Problem requirements ▸ Locate every line that holds the string "this" and copy it.
_ _ _
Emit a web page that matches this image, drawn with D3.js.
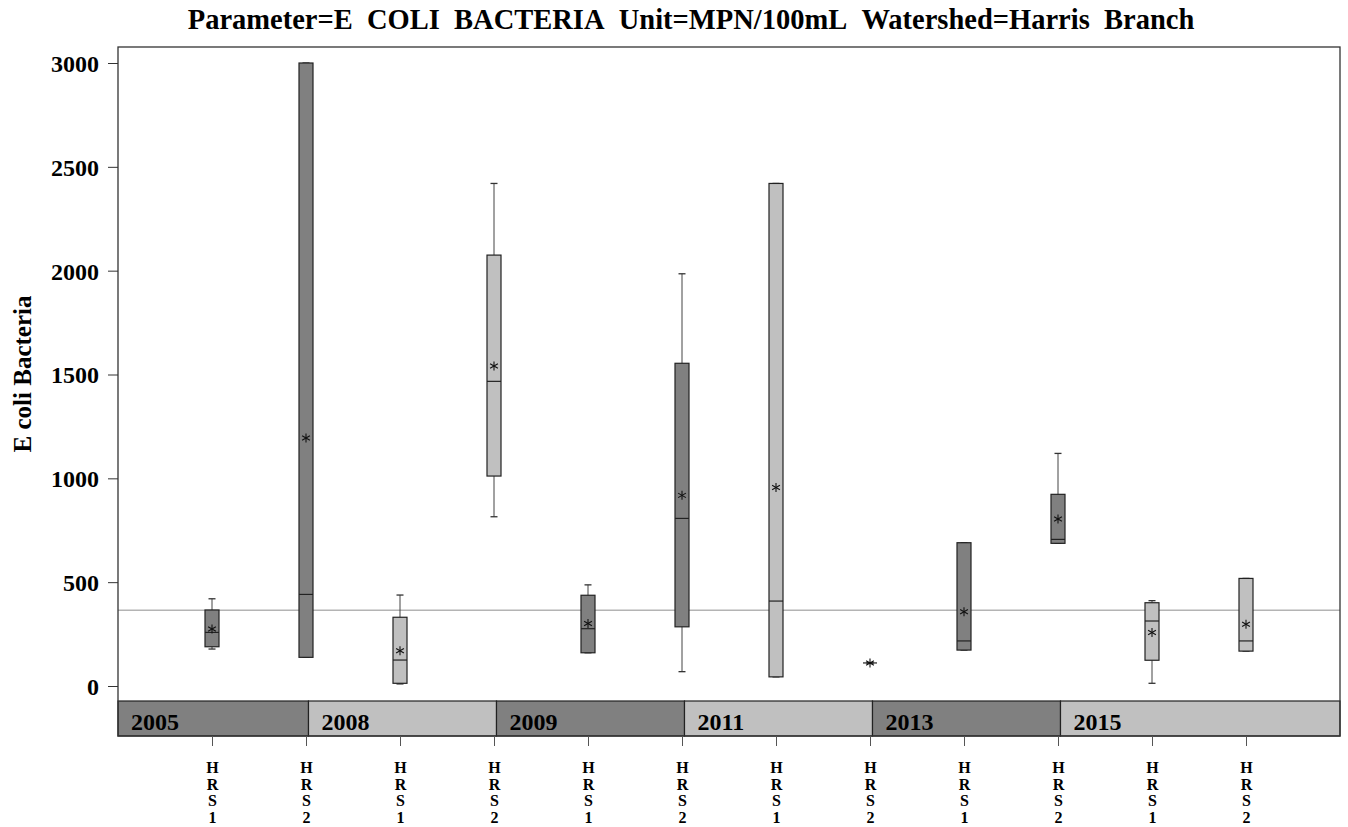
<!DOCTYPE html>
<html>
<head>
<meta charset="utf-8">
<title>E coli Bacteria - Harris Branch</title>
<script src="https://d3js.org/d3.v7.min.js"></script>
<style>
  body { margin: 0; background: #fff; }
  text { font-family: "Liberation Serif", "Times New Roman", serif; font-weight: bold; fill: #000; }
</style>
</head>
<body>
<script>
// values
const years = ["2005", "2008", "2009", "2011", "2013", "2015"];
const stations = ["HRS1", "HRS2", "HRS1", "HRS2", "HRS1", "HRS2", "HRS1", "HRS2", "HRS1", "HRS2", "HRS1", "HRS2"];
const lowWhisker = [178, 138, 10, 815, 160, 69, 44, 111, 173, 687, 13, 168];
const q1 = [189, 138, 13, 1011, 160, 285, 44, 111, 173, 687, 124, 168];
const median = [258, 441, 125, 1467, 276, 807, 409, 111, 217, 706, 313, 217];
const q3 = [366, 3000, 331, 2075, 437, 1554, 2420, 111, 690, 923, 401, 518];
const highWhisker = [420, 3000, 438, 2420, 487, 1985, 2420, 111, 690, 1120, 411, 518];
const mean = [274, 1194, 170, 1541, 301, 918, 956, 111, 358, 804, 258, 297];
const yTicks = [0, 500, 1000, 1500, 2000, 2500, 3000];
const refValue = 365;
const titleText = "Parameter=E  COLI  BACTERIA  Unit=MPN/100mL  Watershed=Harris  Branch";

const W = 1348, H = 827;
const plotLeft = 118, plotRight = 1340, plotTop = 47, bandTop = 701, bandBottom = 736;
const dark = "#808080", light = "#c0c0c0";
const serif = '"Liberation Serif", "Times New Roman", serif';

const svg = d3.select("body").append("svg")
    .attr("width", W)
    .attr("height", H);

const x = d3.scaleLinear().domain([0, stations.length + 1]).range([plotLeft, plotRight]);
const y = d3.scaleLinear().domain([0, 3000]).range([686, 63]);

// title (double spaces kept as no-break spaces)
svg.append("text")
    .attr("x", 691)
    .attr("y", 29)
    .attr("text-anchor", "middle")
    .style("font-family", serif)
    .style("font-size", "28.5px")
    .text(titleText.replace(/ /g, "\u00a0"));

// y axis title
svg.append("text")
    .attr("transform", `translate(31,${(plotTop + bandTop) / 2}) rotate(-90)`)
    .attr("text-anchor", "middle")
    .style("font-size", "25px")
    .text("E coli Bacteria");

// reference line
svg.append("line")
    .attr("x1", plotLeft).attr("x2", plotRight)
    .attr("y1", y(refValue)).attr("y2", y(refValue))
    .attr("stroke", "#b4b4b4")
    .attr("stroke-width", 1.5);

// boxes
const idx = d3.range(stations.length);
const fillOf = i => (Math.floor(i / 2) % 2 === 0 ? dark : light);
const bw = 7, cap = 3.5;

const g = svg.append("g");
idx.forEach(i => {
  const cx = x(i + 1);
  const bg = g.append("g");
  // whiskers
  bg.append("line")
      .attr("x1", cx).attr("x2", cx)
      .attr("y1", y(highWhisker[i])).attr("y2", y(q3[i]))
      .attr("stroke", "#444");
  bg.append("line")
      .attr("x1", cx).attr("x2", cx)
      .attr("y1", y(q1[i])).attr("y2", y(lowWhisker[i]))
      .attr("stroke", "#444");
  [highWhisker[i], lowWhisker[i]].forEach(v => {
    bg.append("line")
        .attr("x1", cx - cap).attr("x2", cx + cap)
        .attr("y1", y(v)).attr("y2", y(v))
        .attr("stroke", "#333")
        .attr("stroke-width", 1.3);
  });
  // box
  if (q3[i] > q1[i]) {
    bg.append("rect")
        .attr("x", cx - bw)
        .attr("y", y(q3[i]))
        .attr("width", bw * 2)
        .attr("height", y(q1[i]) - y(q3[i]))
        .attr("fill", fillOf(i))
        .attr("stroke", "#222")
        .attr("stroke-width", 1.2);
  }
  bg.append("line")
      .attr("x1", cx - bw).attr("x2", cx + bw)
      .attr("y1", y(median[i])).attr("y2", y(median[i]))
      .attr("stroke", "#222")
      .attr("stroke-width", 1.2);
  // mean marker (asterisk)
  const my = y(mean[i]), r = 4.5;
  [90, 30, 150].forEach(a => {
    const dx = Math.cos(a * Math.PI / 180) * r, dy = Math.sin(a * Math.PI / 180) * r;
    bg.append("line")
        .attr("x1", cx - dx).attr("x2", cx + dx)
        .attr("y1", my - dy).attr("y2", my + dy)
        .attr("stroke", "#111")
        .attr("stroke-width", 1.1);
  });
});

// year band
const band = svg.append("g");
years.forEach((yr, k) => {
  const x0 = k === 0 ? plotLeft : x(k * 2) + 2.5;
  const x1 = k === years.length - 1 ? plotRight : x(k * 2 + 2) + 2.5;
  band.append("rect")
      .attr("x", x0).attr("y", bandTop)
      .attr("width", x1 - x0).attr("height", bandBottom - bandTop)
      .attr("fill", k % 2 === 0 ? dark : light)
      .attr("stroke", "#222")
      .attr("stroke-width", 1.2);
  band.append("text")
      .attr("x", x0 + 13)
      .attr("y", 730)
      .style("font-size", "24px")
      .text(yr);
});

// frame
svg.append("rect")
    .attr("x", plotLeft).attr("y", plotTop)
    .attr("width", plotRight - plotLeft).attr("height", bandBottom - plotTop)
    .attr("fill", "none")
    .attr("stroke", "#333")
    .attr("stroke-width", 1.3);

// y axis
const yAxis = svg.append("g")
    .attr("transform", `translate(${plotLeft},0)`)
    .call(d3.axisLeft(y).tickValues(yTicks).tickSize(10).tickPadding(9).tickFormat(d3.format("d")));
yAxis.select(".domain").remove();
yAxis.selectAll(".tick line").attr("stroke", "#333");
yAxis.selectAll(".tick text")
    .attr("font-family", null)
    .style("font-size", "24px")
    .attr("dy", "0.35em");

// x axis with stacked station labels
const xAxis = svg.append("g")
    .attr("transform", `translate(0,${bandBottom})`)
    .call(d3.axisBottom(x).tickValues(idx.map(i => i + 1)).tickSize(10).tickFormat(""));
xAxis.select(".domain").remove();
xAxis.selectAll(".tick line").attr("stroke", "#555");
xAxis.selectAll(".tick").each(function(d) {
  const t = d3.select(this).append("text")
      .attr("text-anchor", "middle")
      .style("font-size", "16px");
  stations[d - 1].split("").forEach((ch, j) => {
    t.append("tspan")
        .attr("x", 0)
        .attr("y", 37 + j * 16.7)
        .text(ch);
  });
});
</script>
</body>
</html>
_ _ _
Expected output ▸
Emit a web page that matches this image, drawn with D3.js.
  const t = d3.select(this).append("text")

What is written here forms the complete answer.